Dale Dougherty over on O’Reilly Radar attempts to answer that question and reports on their efforts to combat spam.
In a given week, 94% of the 904,060 all messages sent to O’Reilly servers are rejected because:
- the IP has been blacklisted
- the message had a SpamAssassin score of 10 or higher
- the message contained viruses or malware
- the message failed some other anti-spam technique
(And that doesn’t even account for messages the recipients didn’t actually want.)
Dale interviewed a number of industry luminaries on whether or not “we” are winning the war on spam. Here are a few quotes:
Eric Allman – developer of sendmail, a prominent email protocol
It depends on how you define “win”. I still get junk phone calls, but the phone system is reasonably usable today. I think that spam can get to that level.

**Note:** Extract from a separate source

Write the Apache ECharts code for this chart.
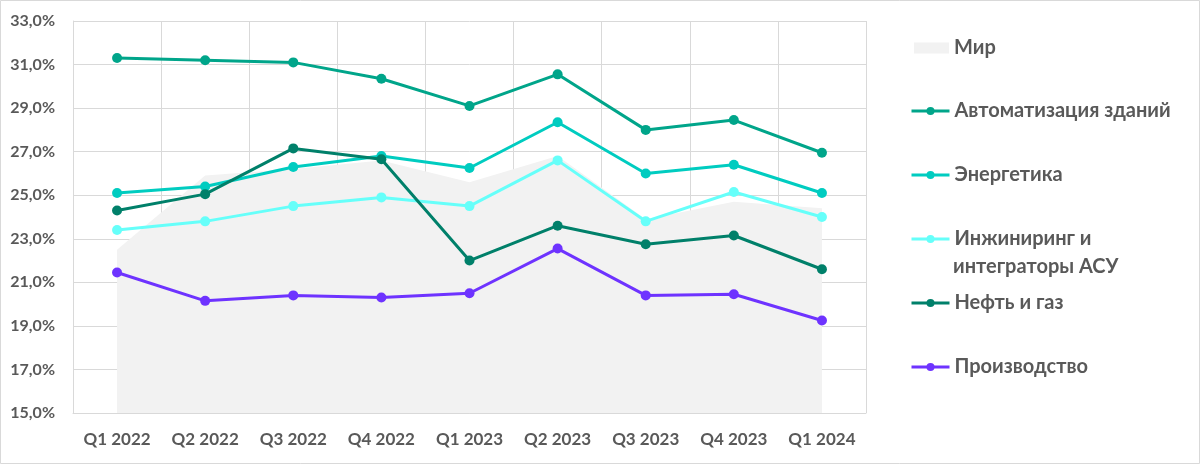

Brad Templeton – Chairman of the Board, Electronic Frontier Foundation
I wouldn’t say that. There are a number of fairly decently working filtering systems, though a number of them have concerns about false positives. This doesn’t rely on draconian blacklists, though some people use them.
Danny Goodman – prolific tech writer and programmer
“It’s a lot like the war on terrorism. The hardest part is defining what the war is. The offenders are not clearly defined, the war is not clearly defined.” He said the war seems like “a constant game of whack-a-mole.”
If you are interested in the war on spam, this article is a great overview.